When I was in a band (quite awhile back), I had the use of a studio reel to reel (can't remember which make) that I loaned to record my own piano in my house. The replay through my speakers (Impulse H1 horns) was close to the real thing on playback ( through the said speakers).
So 5% is way of (IMHO) to my own personal experience.
I would say IMO that we are up to 90%+, and if ones hi-fi can differentiate between different makes of Instruments, ie a Strat from a Gibson, a Steinway (the baby)from a Bosendorfer (the daddy) then that % maybe even higher.
Again, 5%? one may need to upgrade ones gear.
I wish that I could understand by what measure you guys are able to quantify realness. Is it information? IMO, realness is more than that. A high resolution photograph can yield all the empirical information of a direct viewing, but it's not the same, is it? We can go back and forth between the photo and the object and never be able articulate anything lacking in the photo. But still, it's less to me. I'm not saying that I've never been momentarily fooled by a sound coming from a speaker, especially when it comes from outside the plane, but to me, that's not nearly enough to make a case for realness. I suspect a system will alway's be limited, if only by the differences in the way that instruments and a speakers excite a room response.
I would like to hear the MBLs, but have never had the opportunity. Perhaps that fortunate, because I probably can't afford them, my room probably won't support them, and they are so ugly even my understanding spouse would have to call foul.

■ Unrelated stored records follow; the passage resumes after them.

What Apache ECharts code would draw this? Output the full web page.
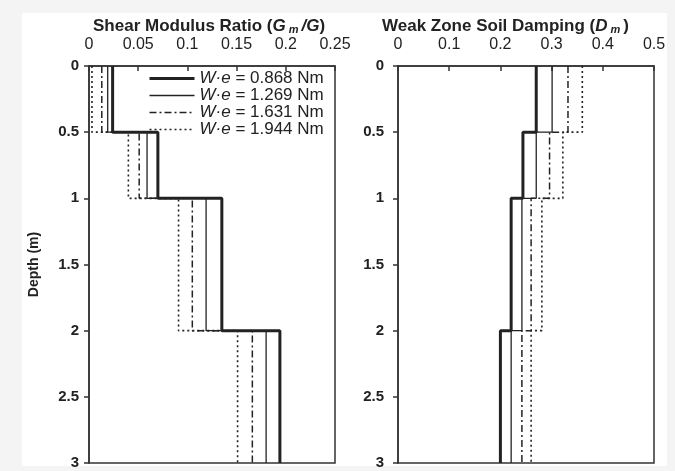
<!DOCTYPE html>
<html>
<head>
<meta charset="utf-8">
<script src="https://cdn.jsdelivr.net/npm/echarts@6/dist/echarts.min.js"></script>
<style>
  html, body { margin: 0; padding: 0; background: #f4f4f4; }
  #chart { width: 675px; height: 471px; }
</style>
</head>
<body>
<div id="chart"></div>
<script>
// layer boundaries (depth, m)
const depthBreaks = [0, 0.5, 1, 2, 3]

// shear modulus ratio Gm/G per layer
const gmRatio0868 = [0.024, 0.070, 0.135, 0.194]
const gmRatio1269 = [0.019, 0.059, 0.119, 0.180]
const gmRatio1631 = [0.013, 0.051, 0.105, 0.166]
const gmRatio1944 = [0.003, 0.040, 0.091, 0.151]

// weak zone soil damping Dm per layer
const damping0868 = [0.270, 0.244, 0.221, 0.200]
const damping1269 = [0.301, 0.270, 0.242, 0.221]
const damping1631 = [0.332, 0.296, 0.260, 0.242]
const damping1944 = [0.360, 0.322, 0.281, 0.260]

const energyLabels = ['0.868', '1.269', '1.631', '1.944']
const depthTicks = [0, 0.5, 1, 1.5, 2, 2.5, 3]

const font = 'Liberation Sans, Arial, sans-serif'
const ink = '#222'

const lineStyles = [
  { width: 3, type: 'solid' },
  { width: 1.3, type: 'solid' },
  { width: 1.5, type: [7, 3, 2, 3] },
  { width: 1.6, type: [2, 3] },
]

// turn per-layer values into a step profile down the depth axis
function stepProfile(values) {
  const pts = []
  values.forEach((v, i) => {
    pts.push([v, depthBreaks[i]])
    pts.push([v, depthBreaks[i + 1]])
  })
  return pts
}

const seriesName = (label) => `W·e = ${label} Nm`

function makeSeries(groups, axisIndex) {
  return groups.map((values, i) => ({
    name: seriesName(energyLabels[i]),
    type: 'line',
    xAxisIndex: axisIndex,
    yAxisIndex: axisIndex,
    data: stepProfile(values),
    symbol: 'none',
    lineStyle: { color: ink, width: lineStyles[i].width, type: lineStyles[i].type },
    itemStyle: { color: ink },
    z: 10 - i,
  }))
}

const grids = [
  { left: 89, top: 66, width: 246, height: 397 },
  { left: 398, top: 66, width: 256, height: 397 },
]

const xAxisBase = {
  type: 'value',
  position: 'top',
  axisLine: { show: true, lineStyle: { color: '#333', width: 1.5 } },
  axisTick: { show: true, inside: true, length: 5, lineStyle: { color: '#333', width: 1.5 } },
  axisLabel: { color: ink, fontSize: 16, fontFamily: font, margin: 13 },
  splitLine: { show: false },
}

const yAxisBase = {
  type: 'value',
  inverse: true,
  min: depthTicks[0],
  max: depthTicks[depthTicks.length - 1],
  interval: depthTicks[1] - depthTicks[0],
  axisLine: { show: true, lineStyle: { color: '#333', width: 1.5 } },
  axisTick: { show: true, length: 5, lineStyle: { color: '#333', width: 1.5 } },
  axisLabel: { color: ink, fontSize: 15, fontFamily: font, margin: 10, fontWeight: 'bold' },
  splitLine: { show: false },
}

const titleRich = {
  b: { fontFamily: font, fontSize: 17, fontWeight: 'bold', color: ink },
  bi: { fontFamily: font, fontSize: 17, fontWeight: 'bold', fontStyle: 'italic', color: ink },
  sub: { fontFamily: font, fontSize: 11, fontWeight: 'bold', fontStyle: 'italic', color: ink, verticalAlign: 'bottom', padding: [7, 3, 0, 3] },
}

const option = {
  animation: false,
  backgroundColor: '#f4f4f4',
  graphic: [
    { type: 'rect', left: 22, top: 13, shape: { width: 645, height: 453 }, style: { fill: '#fff' }, z: -10, silent: true },
  ],
  title: [
    {
      text: '{b|Shear Modulus Ratio (}{bi|G}{sub|m}{bi|/G}{b|)}',
      left: 88, top: 12,
      textStyle: { rich: titleRich },
    },
    {
      text: '{b|Weak Zone Soil Damping (}{bi|D}{sub|m}{b|)}',
      left: 377, top: 12,
      textStyle: { rich: titleRich },
    },
  ],
  grid: grids.map((g) => ({ ...g, show: true, borderColor: '#333', borderWidth: 1.5, backgroundColor: 'transparent' })),
  xAxis: [
    { ...xAxisBase, gridIndex: 0, min: 0, max: 0.25, interval: 0.05 },
    { ...xAxisBase, gridIndex: 1, min: 0, max: 0.5, interval: 0.1 },
  ],
  yAxis: [
    {
      ...yAxisBase,
      gridIndex: 0,
      name: 'Depth (m)',
      nameLocation: 'middle',
      nameGap: 48,
      nameRotate: 90,
      nameTextStyle: { color: ink, fontSize: 14, fontFamily: font, fontWeight: 'bold' },
    },
    { ...yAxisBase, gridIndex: 1, axisLabel: { ...yAxisBase.axisLabel, margin: 14 } },
  ],
  legend: {
    orient: 'vertical',
    left: 148,
    top: 70,
    padding: 0,
    itemWidth: 45,
    itemHeight: 10,
    itemGap: 0,
    itemStyle: { color: 'rgba(0,0,0,0)', borderWidth: 0, opacity: 0 },
    data: energyLabels.map((label, i) => ({
      name: seriesName(label),
      lineStyle: { color: ink, width: lineStyles[i].width, type: lineStyles[i].type },
    })),
    formatter: (name) => `{i|W·e}{n|${name.slice(3)}}`,
    textStyle: {
      lineHeight: 15,
      rich: {
        i: { fontFamily: font, fontSize: 17, fontStyle: 'italic', color: ink, lineHeight: 15 },
        n: { fontFamily: font, fontSize: 17, color: ink, lineHeight: 15 },
      },
    },
  },
  series: [
    ...makeSeries([gmRatio0868, gmRatio1269, gmRatio1631, gmRatio1944], 0),
    ...makeSeries([damping0868, damping1269, damping1631, damping1944], 1),
  ],
}

const chart = echarts.init(document.getElementById('chart'), null, { renderer: 'canvas' })
chart.setOption(option)
</script>
</body>
</html>
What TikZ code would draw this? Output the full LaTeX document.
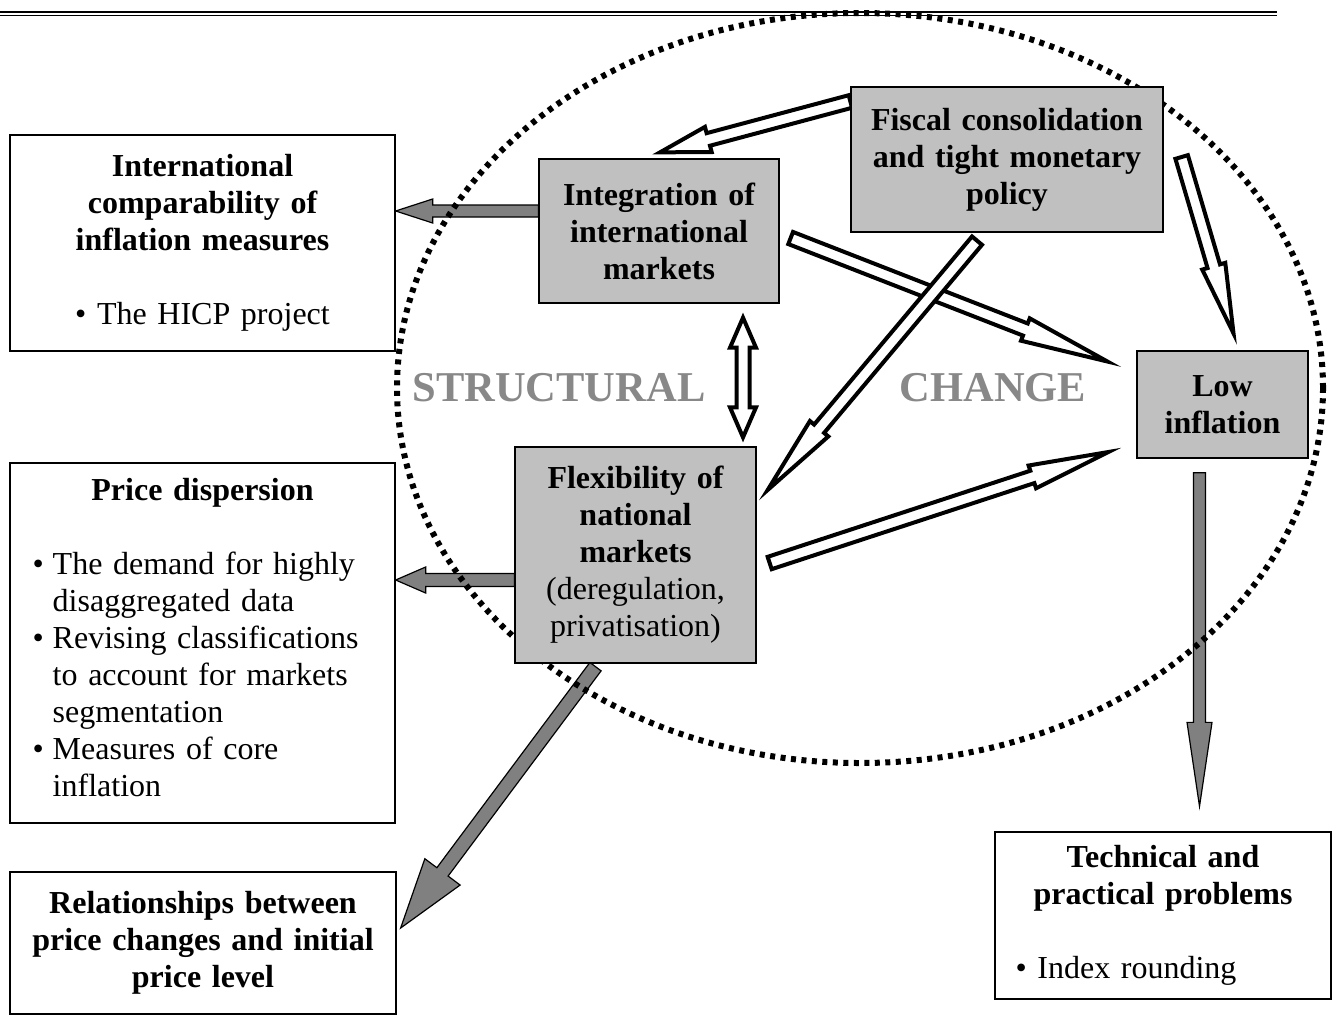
\documentclass[tikz,border=0pt]{standalone}
\usepackage{fontspec}
\setmainfont{Liberation Serif}
\usetikzlibrary{calc}
\definecolor{boxgray}{RGB}{192,192,192}
\definecolor{arrowgray}{RGB}{128,128,128}
\definecolor{wordgray}{RGB}{136,136,136}
\pgfdeclarelayer{bg}
\pgfdeclarelayer{ring}
\pgfsetlayers{bg,ring,main}
\newcommand{\blockarrow}[6][]{%
  \coordinate (ba-s) at (#2);
  \coordinate (ba-e) at (#3);
  \coordinate (ba-h) at ($(ba-e)!#5pt!(ba-s)$);
  \draw[#1] ($(ba-s)!#4pt!90:(ba-e)$) -- ($(ba-h)!#4pt!90:(ba-e)$) -- ($(ba-h)!#6pt!90:(ba-e)$) -- (ba-e)
    -- ($(ba-h)!#6pt!-90:(ba-e)$) -- ($(ba-h)!#4pt!-90:(ba-e)$) -- ($(ba-s)!#4pt!-90:(ba-e)$) -- cycle;}
\newcommand{\dblockarrow}[6][]{%
  \coordinate (ba-s) at (#2);
  \coordinate (ba-e) at (#3);
  \coordinate (ba-h) at ($(ba-e)!#5pt!(ba-s)$);
  \coordinate (ba-t) at ($(ba-s)!#5pt!(ba-e)$);
  \draw[#1] (ba-s) -- ($(ba-t)!#6pt!90:(ba-e)$) -- ($(ba-t)!#4pt!90:(ba-e)$) -- ($(ba-h)!#4pt!90:(ba-e)$) -- ($(ba-h)!#6pt!90:(ba-e)$) -- (ba-e)
    -- ($(ba-h)!#6pt!-90:(ba-e)$) -- ($(ba-h)!#4pt!-90:(ba-e)$) -- ($(ba-t)!#4pt!-90:(ba-e)$) -- ($(ba-t)!#6pt!-90:(ba-e)$) -- cycle;}
\tikzset{
  txt/.style={font=\fontsize{32}{37}\selectfont, align=center, inner xsep=0pt, inner ysep=0pt},
  graybox/.style={txt, draw, line width=1.3pt, fill=boxgray},
  whitebox/.style={txt, draw, line width=1.3pt, fill=white},
  graybar/.style={fill=arrowgray, draw=black, line width=1.2pt},
  hollowbar/.style={fill=white, draw=black, line width=4pt},
  bigword/.style={font=\fontsize{42.5}{50}\selectfont\bfseries, text=wordgray}
}
\begin{document}
\begin{tikzpicture}[x=1pt,y=-1pt]
\useasboundingbox (0,0) rectangle (1337,1015);
\draw[line width=2.6pt] (0,12) -- (1277,12);
\draw[line width=1.5pt] (0,15.4) -- (1277,15.4);

\node[whitebox, text width=385pt, minimum height=216pt] (intl) at (202.5,243)
  {\bfseries International\\ comparability of\\ inflation measures\\[37pt] \mdseries\textbullet\ The HICP project};
\node[whitebox, text width=385pt, minimum height=360pt] (price) at (202.5,643)
  {\textbf{Price dispersion}\\[37pt]
  \hspace*{-14pt}\begin{tabular}[t]{@{}l@{\hspace{9pt}}l@{}}
  \textbullet & The demand for highly\\
   & disaggregated data\\
  \textbullet & Revising classifications\\
   & to account for markets\\
   & segmentation\\
  \textbullet & Measures of core\\
   & inflation
  \end{tabular}};
\node[whitebox, text width=386pt, minimum height=142pt] (rel) at (203,943)
  {\bfseries Relationships between\\ price changes and initial\\ price level};
\node[whitebox, text width=336pt, minimum height=167pt] (tech) at (1163,915.5)
  {\bfseries Technical and\\ practical problems\\[37pt] \mdseries\hspace*{-74pt}\textbullet\ Index rounding};
\node[graybox, text width=240pt, minimum height=144pt] (integ) at (659,231)
  {\bfseries Integration of\\ international\\ markets};
\node[graybox, text width=312pt, minimum height=145pt] (fiscal) at (1007,159.5)
  {\bfseries Fiscal consolidation\\ and tight monetary\\ policy};
\node[graybox, text width=241pt, minimum height=216pt] (flex) at (635.5,555)
  {\bfseries Flexibility of\\ national\\ markets\\ \mdseries (deregulation,\\ privatisation)};
\node[graybox, text width=171pt, minimum height=107pt] (low) at (1222.5,404.5)
  {\bfseries Low\\ inflation};
\node[bigword] (struct) at (559,388) {STRUCTURAL};
\node[bigword] (change) at (993,388) {CHANGE};

\begin{pgfonlayer}{ring}
\draw[line width=6pt, dash pattern=on 5pt off 5.5pt] (860,388) ellipse [x radius=463pt, y radius=375pt];
\end{pgfonlayer}

\begin{pgfonlayer}{bg}
\blockarrow[graybar]{$(integ.west)+(0,-20)$}{$(intl.east)+(0,-32)$}{6}{37}{12}
\blockarrow[graybar]{$(flex.west)+(0,25)$}{$(price.east)+(0,-63)$}{6.5}{30}{13}
\blockarrow[graybar]{$(flex.south)+(-40,3)$}{$(rel.east)+(4,-15)$}{7}{70}{22}
\blockarrow[graybar]{$(low.south)+(-23,14)$}{$(tech.north)+(36.5,-25)$}{6}{84}{12.5}
\blockarrow[hollowbar]{$(fiscal.west)+(0,-58)$}{$(integ.north)+(1,-6)$}{6.5}{50}{13}
\blockarrow[hollowbar]{$(integ.east)+(11,7)$}{$(low.west)+(-29,-43)$}{6.5}{88}{12}
\blockarrow[hollowbar]{$(fiscal.south)+(-30,8)$}{$(flex.east)+(11,-65)$}{6.5}{80}{12}
\blockarrow[hollowbar]{$(flex.east)+(13,8)$}{$(low.west)+(-28,47.5)$}{6.5}{80}{12}
\blockarrow[hollowbar]{$(fiscal.east)+(18,-2.5)$}{$(low.north)+(11,-17)$}{6.5}{70}{12}
\dblockarrow[hollowbar]{$(integ.south)+(84,14)$}{$(flex.north)+(107.5,-9)$}{6.5}{30}{13}
\end{pgfonlayer}
\end{tikzpicture}
\end{document}
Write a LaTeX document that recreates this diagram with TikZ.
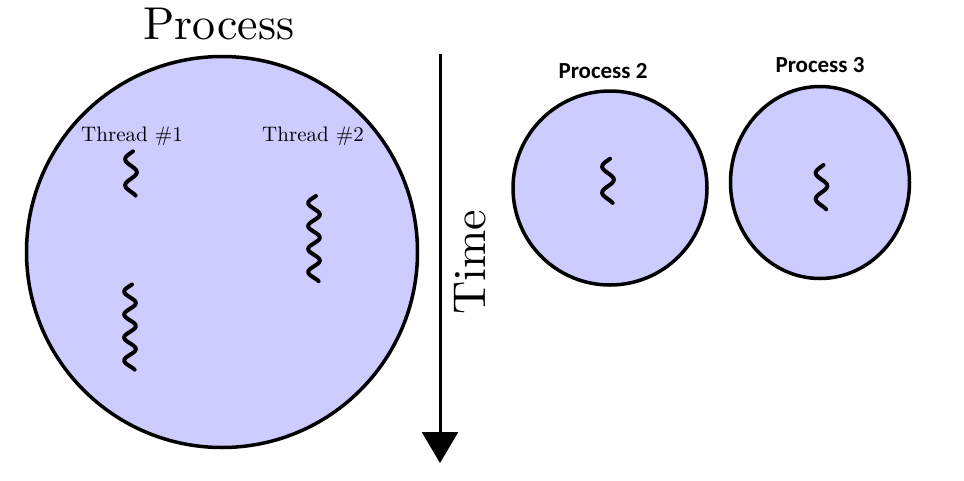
\documentclass[tikz,border=0pt]{standalone}
\usepackage{fontspec}
\usepackage{tikz}
\usetikzlibrary{positioning, arrows.meta, calc, shapes.geometric}
\newfontfamily\labelfont{Carlito}
\newfontfamily\cmfont[Extension=.otf]{lmroman10-regular}
\definecolor{Proc_Fill}{HTML}{CCCCFF}

% one thread: x, top y, end angle, half wave length
\newcommand{\threadline}[4]{%
  \draw[thread] plot[domain=-20:#3, samples=80, smooth, variable=\t]
    ({#1-5.8*sin(\t)}, {#2+(\t+20)*#4/180});}

\begin{document}
\begin{tikzpicture}[
  x=1pt, y=-1pt,
  proc/.style={draw, line width=3.5pt, fill=Proc_Fill, inner sep=0pt},
  bigtext/.style={font=\cmfont\fontsize{46}{50}\selectfont, inner sep=0pt},
  thrtext/.style={font=\cmfont\fontsize{21}{24}\selectfont, inner sep=0pt},
  ptext/.style={font=\labelfont\bfseries\fontsize{23}{26}\selectfont, inner sep=0pt},
  thread/.style={line width=4pt, line cap=round},
  arr/.style={-{Triangle[length=31pt, width=36pt]}, line width=3pt}
]
  \useasboundingbox (0,0) rectangle (964,480);

  % Main process
  \node[proc, circle, minimum size=391pt] (p1) at (222,252) {};
  \node[bigtext, anchor=base] (ptitle) at ([xshift=-3pt, yshift=15pt]p1.north) {Process};
  \node[thrtext, anchor=base] (thr1) at ([xshift=-90pt, yshift=111pt]p1.center) {Thread \#1};
  \node[thrtext, anchor=base] (thr2) at ([xshift=91pt, yshift=111pt]p1.center) {Thread \#2};

  % Threads
  \threadline{131}{151.3}{593}{13}
  \threadline{130}{284.5}{1313}{11.5}
  \threadline{314}{196}{1313}{11.5}

  % Time axis
  \coordinate (tstart) at (440,54);
  \coordinate (tend) at (440,463);
  \draw[arr] (tstart) -- (tend);
  \node[bigtext, rotate=90, anchor=base] (time) at (485,262.5) {Time};

  % Other processes
  \node[proc, circle, minimum size=194pt] (p2) at (610,188) {};
  \node[proc, ellipse, minimum width=179pt, minimum height=192pt] (p3) at (820,182.5) {};
  \node[ptext, anchor=base] (p2lbl) at ([xshift=-7pt, yshift=11pt]p2.north) {Process 2};
  \node[ptext, anchor=base] (p3lbl) at ([yshift=12pt]p3.north) {Process 3};
  \threadline{608}{158.7}{593}{13}
  \threadline{821.5}{165}{593}{13}
\end{tikzpicture}
\end{document}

The step response you speak of, which is really a time-domain impulse test, is interesting, but I don't think anyone has ever shown a correlation between good sound and a perfect impulse test. As I recently posted in another thread, and just my personal opinion, I consider the use of first-order crossovers, necessary to achieve the perfect time domain performance the CS5's demonstrate, are just a marketing gimmick, and lead to more problems than benefits.

The Soundlabs achieve linear phase response because they are a single driver, have no crossover, so naturally they are good in the time domain, but does that really contribute to their great sound? I don't know, but I doubt it.

I was very tempted by the Soundlabs, but their trade-offs didn't quite suit me. And they're huge. But when the A1s are good, like on stringed instruments, they are most engaging speaker I've ever heard.